Seeing that YouTube would have been sued out of existence, what difference would it make?

And how would a search engine company buying out a non profitable video platform that had no means of making money have triggered anti trust action?

Yeah, and how many startups did these companies acquire in order to maintain dominance?
Disruption can happen but it is the exception that feeds the narrative.

In order for these acquisitions to have high valuations, big companies must fear being replaced. It is in VC’s interest to stoke that fear. They do this by the threat of replacement at least as much as through funding for actual replacement.

VCs don’t have to care whether disruption happens, but they do have to care about their IRR, and will say or do anything they feel will with high probability increase their rates of return.

Most of the acquisitions that happen aren’t because of fear of “disruption” which is a very overused and misunderstood term - especially when defined like Clayton Christensen.
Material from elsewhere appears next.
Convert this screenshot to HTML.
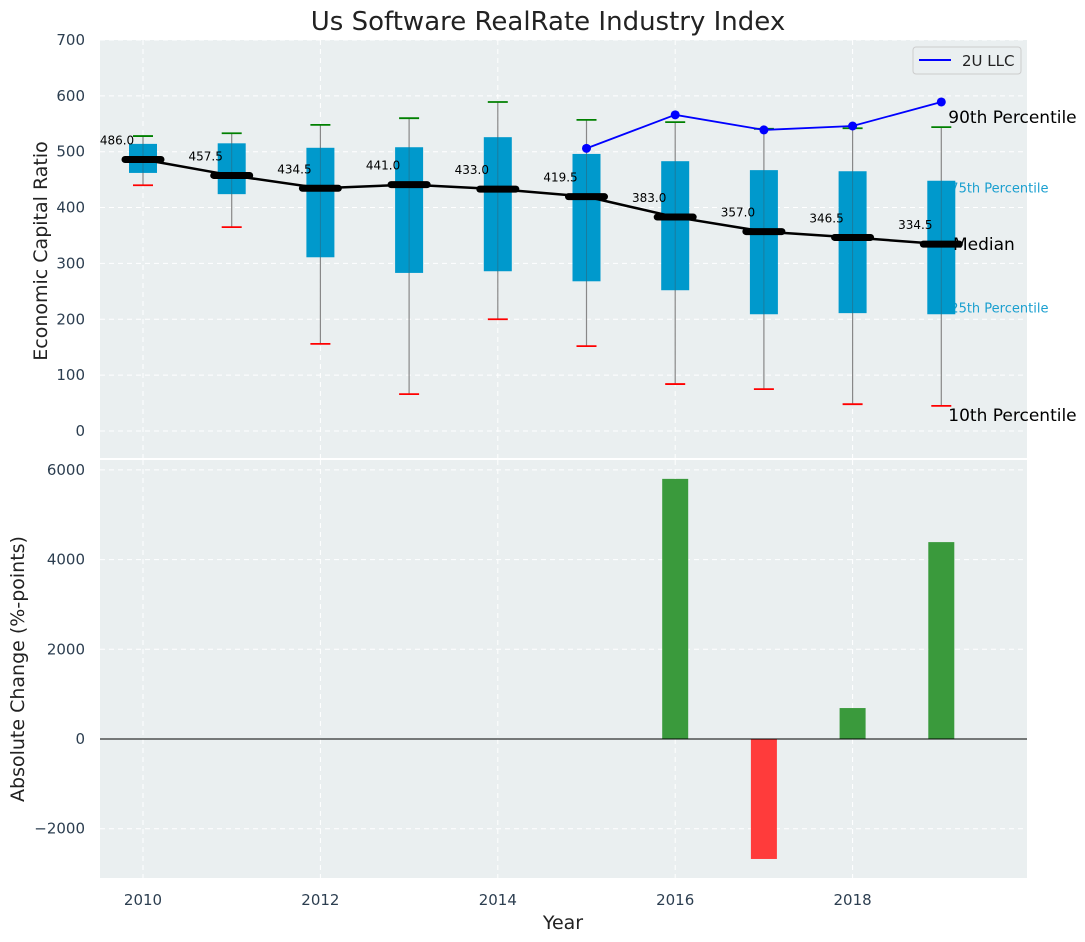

They are bought to be an accretive to an existing business or the acquiring company thinks they have scale advantage to multiply the value of the acquisition.

Another way to put it, that these are “sustaining innovations”.

Im not sure how you’d quantify most here.

The highest valuations are not paid for sustaining innovations, but for market access risks, which is what this thread was about. The two can be the same thing functionally, but “sustaining innovations” sounds much better in a shareholder meeting.

Let’s take Apple. Apple has only made two large acquisitions - NeXT and Beats - in the modern area. NeXT was bought to “sustain” the MacOS and Beats was bought to jump start Apple Music and its audio business. Is there any reason to believe that Apple who was already streaming purchased movies and musics needed Beats to bring streaming technology to the store. Beats was never going to disrupt Apple’s business. In fact, Cook said that Apple acquires a company on average every three weeks. Are all those “disruptive”?

Neither LinkedIn or GitHub were going to disrupt Microsoft in anyway.

Jobs, having been forced out of Apple, was leading NeXT at the time, and Apple was a failing hardware company. Software, driven by Apple’s founder was threatening to take Apple’s market. I don’t know how you can say this wasn’t potentially disruptive.

Post Jobs’ death they bought a black celebrity-driven entertainment company. This was absolutely a brand threat as Apple was now associated with Tim Cook, who is perhaps many amazing things but they do not include cool.

Fast forward a decade and Microsoft recognized the game that was being played, which is that a set of six murky quasi-monopolies attempt to acquire diverse revenue streams and not lose information sources or access to their markets. While LinkedIn or Github may not have been direct threats to any of Microsoft’s existing businesses, if someone else got ahold of them Microsoft would have zero social footprint, which would be a big problem for them, having essentially missed out on search as well.